--- START ---

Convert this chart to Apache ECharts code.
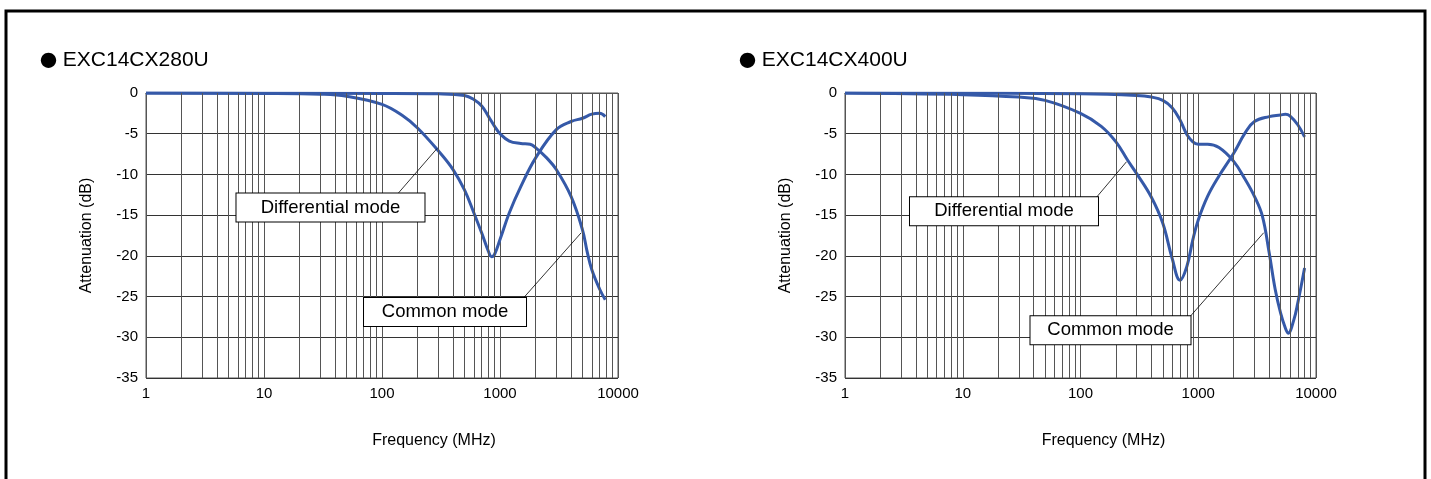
<!DOCTYPE html>
<html>
<head>
<meta charset="utf-8">
<script src="https://cdn.jsdelivr.net/npm/echarts@6/dist/echarts.min.js"></script>
<style>
html,body{margin:0;padding:0;background:#fff;}
#c{width:1431px;height:479px;}
</style>
</head>
<body>
<div id="c"></div>
<script>
// ---- data ----
const titles = ['EXC14CX280U', 'EXC14CX400U'];
const xTickValues = [1, 10, 100, 1000, 10000];
const yTicks = [0, -5, -10, -15, -20, -25, -30, -35];
const minorFreqs = [2,3,4,5,6,7,8,9,20,30,40,50,60,70,80,90,200,300,400,500,600,700,800,900,2000,3000,4000,5000,6000,7000,8000,9000];

// EXC14CX280U
const l_diffFreq = [1, 10, 30, 50, 100, 150, 200, 300, 400, 500, 600, 700, 800, 850, 900, 1000, 1200, 1500, 2000, 3000, 4000, 5000, 6000, 7000, 7800];
const l_diffVal  = [0, -0.05, -0.15, -0.4, -1.4, -2.8, -4.3, -7.1, -9.4, -11.9, -14.7, -17.2, -19.5, -20.1, -19.8, -18.0, -14.7, -11.5, -8.0, -4.5, -3.5, -3.1, -2.6, -2.5, -2.9];
const l_commFreq = [1, 100, 300, 500, 600, 700, 800, 900, 1000, 1200, 1500, 1800, 2000, 2500, 3000, 4000, 5000, 5500, 6000, 7000, 7800];
const l_commVal  = [0, -0.05, -0.1, -0.3, -0.8, -1.6, -2.9, -4.1, -5.0, -5.9, -6.2, -6.3, -6.7, -8.0, -9.4, -12.7, -16.8, -19.6, -21.7, -24.1, -25.4];

// EXC14CX400U
const r_diffFreq = [1, 10, 30, 50, 100, 150, 200, 250, 300, 400, 500, 600, 700, 800, 900, 1000, 1200, 1500, 2000, 2500, 3000, 4000, 5000, 5500, 6000, 7000, 8000];
const r_diffVal  = [0, -0.2, -0.5, -0.9, -2.5, -4.1, -6.0, -8.2, -9.9, -12.8, -16.0, -20.3, -23.0, -21.3, -18.0, -15.6, -12.7, -10.2, -7.4, -4.9, -3.5, -2.9, -2.7, -2.6, -2.8, -3.9, -5.4];
const r_commFreq = [1, 100, 300, 400, 500, 600, 700, 800, 900, 1000, 1200, 1500, 2000, 2500, 3000, 3500, 4000, 4500, 5000, 5500, 5800, 6500, 7000, 8000];
const r_commVal  = [0, -0.1, -0.3, -0.5, -0.9, -1.8, -3.3, -5.1, -6.0, -6.3, -6.3, -6.7, -8.4, -10.6, -12.7, -15.1, -19.6, -24.1, -27.0, -28.9, -29.5, -27.8, -25.8, -21.5];

// annotation anchors in data space [freq, dB]
const annots = [
  { diffBox: [36.6, -14.06], diffLine: [[136.7, -12.34], [292.5, -6.82]],
    commBox: [342, -26.9], commLine: [[1566, -25.24], [4857, -17.19]], diffW: 188, commW: 162 },
  { diffBox: [22.4, -14.53], diffLine: [[136.7, -12.81], [245.9, -8.44]],
    commBox: [179.8, -29.13], commLine: [[859.5, -27.39], [3596, -17.16]], diffW: 188, commW: 160 }
];

// ---- chart ----
const FONT = '"Liberation Sans", Arial, sans-serif';
const BLUE = '#3559a8';
const GRIDC = '#555';
const pair = (fs, vs) => fs.map((f, i) => [f, vs[i]]);

const grids = [
  { left: 146, top: 93, width: 472, height: 285 },
  { left: 845, top: 93, width: 471, height: 285 }
];
const xNameShift = [104, 46];

const option = {
  animation: false,
  backgroundColor: '#fff',
  title: titles.map((t, i) => ({
    text: '{b|\u25CF}{t| ' + t + '}',
    left: i === 0 ? 35 : 734,
    top: 45,
    textStyle: {
      fontWeight: 'normal',
      rich: {
        b: { fontFamily: '"Noto Sans CJK JP", sans-serif', fontSize: 17, fontWeight: 'normal', color: '#000' },
        t: { fontFamily: FONT, fontSize: 21, fontWeight: 'normal', color: '#000' }
      }
    }
  })),
  graphic: [{
    type: 'rect', silent: true,
    shape: { x: 6, y: 11, width: 1419, height: 520 },
    style: { fill: 'none', stroke: '#000', lineWidth: 3 }
  }],
  grid: grids.map(g => Object.assign({ show: true, borderColor: GRIDC, borderWidth: 1, backgroundColor: 'transparent' }, g)),
  xAxis: grids.map((g, i) => ({
    type: 'log', logBase: 10, gridIndex: i, min: 1, max: 10000,
    name: 'Frequency (MHz)', nameLocation: 'middle', nameGap: 55,
    nameTextStyle: { fontFamily: FONT, fontSize: 16, color: '#000', padding: [0, 0, 0, xNameShift[i]] },
    axisLine: { show: true, lineStyle: { color: GRIDC, width: 1 } },
    axisTick: { show: false },
    axisLabel: { fontFamily: FONT, fontSize: 15, color: '#000', margin: 8,
      formatter: v => (xTickValues.indexOf(Math.round(v)) >= 0 ? String(Math.round(v)) : '') },
    splitLine: { show: true, lineStyle: { color: GRIDC, width: 1 } }
  })),
  yAxis: grids.map((g, i) => ({
    type: 'value', gridIndex: i, min: -35, max: 0, interval: 5,
    name: 'Attenuation (dB)', nameLocation: 'middle', nameGap: 51, nameRotate: 90,
    nameTextStyle: { fontFamily: FONT, fontSize: 16, color: '#000' },
    axisLine: { show: true, lineStyle: { color: GRIDC, width: 1 } },
    axisTick: { show: false },
    axisLabel: { fontFamily: FONT, fontSize: 15, color: '#000', margin: 8,
      formatter: v => (yTicks.indexOf(v) >= 0 ? String(v) : '') },
    splitLine: { show: true, lineStyle: { color: '#333', width: 1 } }
  })),
  series: []
};

const curveSets = [
  [pair(l_diffFreq, l_diffVal), pair(l_commFreq, l_commVal)],
  [pair(r_diffFreq, r_diffVal), pair(r_commFreq, r_commVal)]
];

function boxLabel(text, w) {
  return {
    show: true, position: 'inside', formatter: text,
    color: '#000', fontFamily: FONT, fontSize: 18.5,
    backgroundColor: '#fff', borderColor: '#000', borderWidth: 1,
    width: w, height: 20, lineHeight: 20, padding: [4, 0], align: 'center', verticalAlign: 'middle'
  };
}

curveSets.forEach((sets, i) => {
  option.series.push({
    type: 'line', xAxisIndex: i, yAxisIndex: i, data: [], z: 1, silent: true,
    markLine: {
      silent: true, symbol: 'none', label: { show: false },
      lineStyle: { color: GRIDC, width: 1, type: 'solid' },
      data: minorFreqs.map(f => ({ xAxis: f }))
    }
  });
  sets.forEach(d => {
    option.series.push({
      type: 'line', xAxisIndex: i, yAxisIndex: i, data: d, z: 3,
      smooth: 0.4, showSymbol: false, symbol: 'none',
      lineStyle: { color: BLUE, width: 3 }
    });
  });
  const a = annots[i];
  option.series.push({
    type: 'line', xAxisIndex: i, yAxisIndex: i, data: [], z: 5, silent: true,
    markLine: {
      silent: true, symbol: 'none', label: { show: false },
      lineStyle: { color: '#000', width: 0.8, type: 'solid' },
      data: [
        [{ coord: a.diffLine[0] }, { coord: a.diffLine[1] }],
        [{ coord: a.commLine[0] }, { coord: a.commLine[1] }]
      ]
    },
    markPoint: {
      silent: true, symbol: 'rect', symbolSize: 1,
      itemStyle: { color: 'rgba(0,0,0,0)' },
      data: [
        { coord: a.diffBox, label: boxLabel('Differential mode', a.diffW) },
        { coord: a.commBox, label: boxLabel('Common mode', a.commW) }
      ]
    }
  });
});

const chart = echarts.init(document.getElementById('c'));
chart.setOption(option);
</script>
</body>
</html>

--- END ---

EXERCISE INSTRUCTIONS:
Emit the lines of the material exactly, from its first line to the line containing "-21.7, -24.1, -25.4];", inclusive; leave every picture out.

EXERCISE RESULT:
Convert this chart to Apache ECharts code.
<!DOCTYPE html>
<html>
<head>
<meta charset="utf-8">
<script src="https://cdn.jsdelivr.net/npm/echarts@6/dist/echarts.min.js"></script>
<style>
html,body{margin:0;padding:0;background:#fff;}
#c{width:1431px;height:479px;}
</style>
</head>
<body>
<div id="c"></div>
<script>
// ---- data ----
const titles = ['EXC14CX280U', 'EXC14CX400U'];
const xTickValues = [1, 10, 100, 1000, 10000];
const yTicks = [0, -5, -10, -15, -20, -25, -30, -35];
const minorFreqs = [2,3,4,5,6,7,8,9,20,30,40,50,60,70,80,90,200,300,400,500,600,700,800,900,2000,3000,4000,5000,6000,7000,8000,9000];

// EXC14CX280U
const l_diffFreq = [1, 10, 30, 50, 100, 150, 200, 300, 400, 500, 600, 700, 800, 850, 900, 1000, 1200, 1500, 2000, 3000, 4000, 5000, 6000, 7000, 7800];
const l_diffVal  = [0, -0.05, -0.15, -0.4, -1.4, -2.8, -4.3, -7.1, -9.4, -11.9, -14.7, -17.2, -19.5, -20.1, -19.8, -18.0, -14.7, -11.5, -8.0, -4.5, -3.5, -3.1, -2.6, -2.5, -2.9];
const l_commFreq = [1, 100, 300, 500, 600, 700, 800, 900, 1000, 1200, 1500, 1800, 2000, 2500, 3000, 4000, 5000, 5500, 6000, 7000, 7800];
const l_commVal  = [0, -0.05, -0.1, -0.3, -0.8, -1.6, -2.9, -4.1, -5.0, -5.9, -6.2, -6.3, -6.7, -8.0, -9.4, -12.7, -16.8, -19.6, -21.7, -24.1, -25.4];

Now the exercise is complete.